Pierced for our Transgressions is a weighty book that seeks to justify the doctrine of penal substitution as central. It does so. Again, and again, and again. It is a great attestation to its strength that it left me in no doubt as to the truth of the doctrine. Curiously, I have very little to say about the content of the book. Equally curiously, although its thoroughness makes often dry reading, it would have benefitted from being more thorough with its scope. Let me explain.
I am often irritated by a lack of brevity in Christian writing. Were Pierced for our Transgressions to argue in the sustained way that it does to establish the centrality of penal substitution alone, then it would have been flawless in its execution. Dry, but flawless. The trio of writers instead intersperse the painstaking argument with two distractions. First, a “theological framework for penal substitution” that, although informative, Bible-saturated and equally painstaking, adds no discernible value to the arguments in the book. Second, an examination of the “pastoral importance of penal substitution”. This could have been brilliant. But none of the points raised are screwed in with the degree of groundedness and applicability that would warrant their being here.
Bizarrely, then, the final product is somewhat schizophrenic.
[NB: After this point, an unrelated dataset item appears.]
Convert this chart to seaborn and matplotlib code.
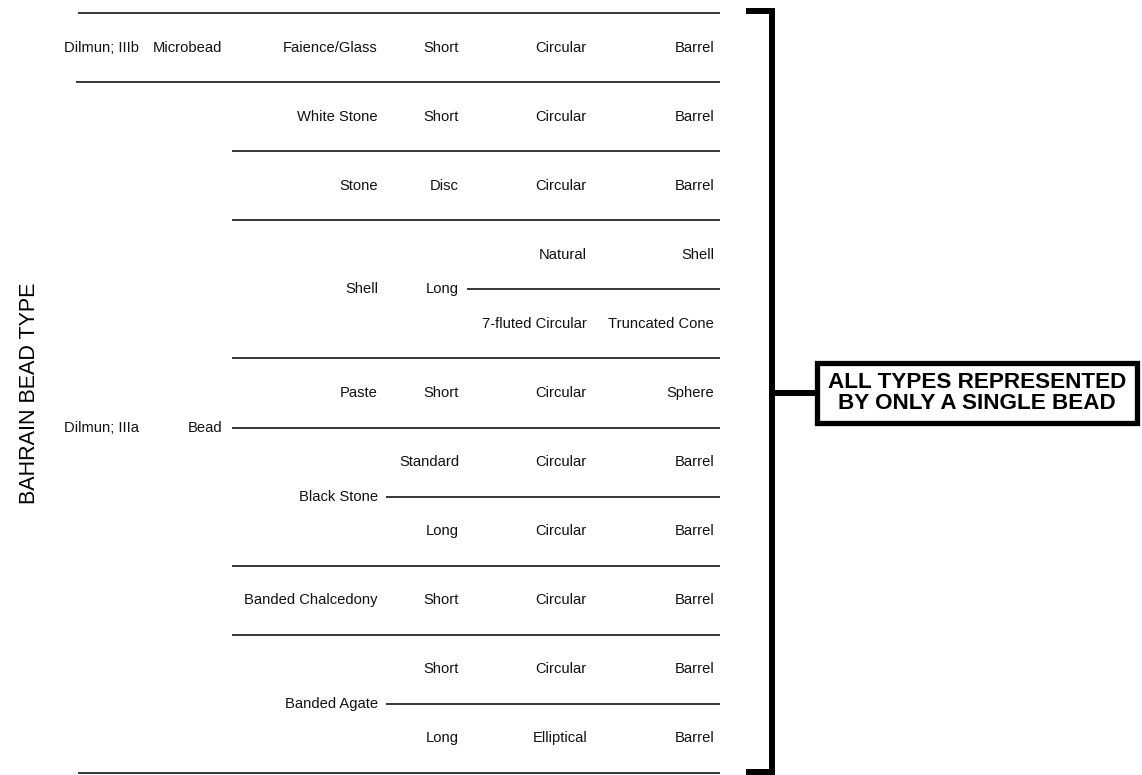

The book would have benefitted massively from being either longer, or, by far the better option, being shorter; clipping anything except rigorous argument for penal substitution from its pages and thus maintaining focus in a book that, in places, is very tightly focused indeed. Pierced for our Transgressions does a seemingly argument-ending job of promoting penal substitution, and does so in a way that is accessible to anybody zealous enough to investigate the debate. I am surprised that I did not enjoy it more.